The project's campus location allows for several unusual opportunities. There is no new parking for the building - an existing campus parking garage provides all necessary parking. Most green projects designate specific central recycling storage space, but here it isn't necessary in the building proper because recycling is collected daily by the university and stored at another location. The university is considering adopting a green housekeeping plan for this building, which could then easily spread to the entire campus - a great example of small first steps eventually having a big impact.

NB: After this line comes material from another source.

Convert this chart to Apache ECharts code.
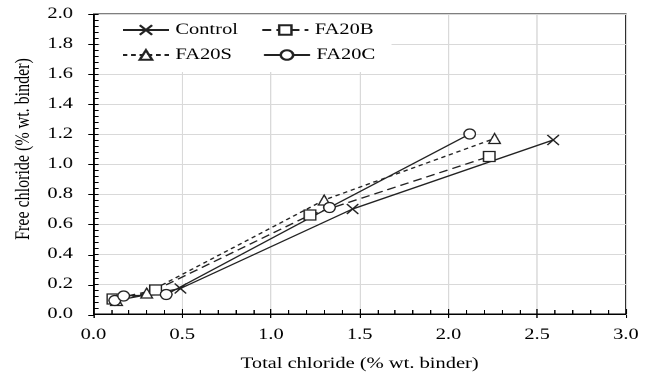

The project is also following some recommendations of the Laboratories for the 21st Century (Labs 21) Environmental Performance Critera. For example, a chemical resource management plan will be implemented to ensure laboratory chemicals are handled and disposed of properly. Although chemical usage for any single lab bench or experiment seems small, the aggregate can be significant, and managing this waste is a major challenge for large research universitiies - sometimes resulting in EPA fines. Labs21 is an excellent initiative - a collaboration of the U.S. EPA and DOE which is driving laboratory designers to produce much higher-performing buildings through education and research.
Energy efficiency is difficult to achieve in laboratories, which move, heat, and cool large amounts of air through exhaust hoods. McGowan South is designed to be 15% more efficient than the fairly stringent requirements of ASHRAE 90.1-2004. A variety of factors contribute, but the most expensive and complex is the use of variable volume laboratory air supply and exhaust combined with heat recovery from the lab exhaust air. There are a variety of other green features in the building, including (but not limited to) native plantings, a green roof, and lab casework built from FSC-certified wood.
McGowan South is scheduled for completion in January 2009. Other project team members include commissioning agent GRG (an extremely vital role in MEP-intensive laboratories), general contractor The Meyne Company, MEP engineer WMA, LEED Consultant X-nth, lab consultant Earl Walls Associates, civil engineer Bollinger, Lach & Associates, structural engineer CS Associates, and landscape architect Hitchcock Design Group.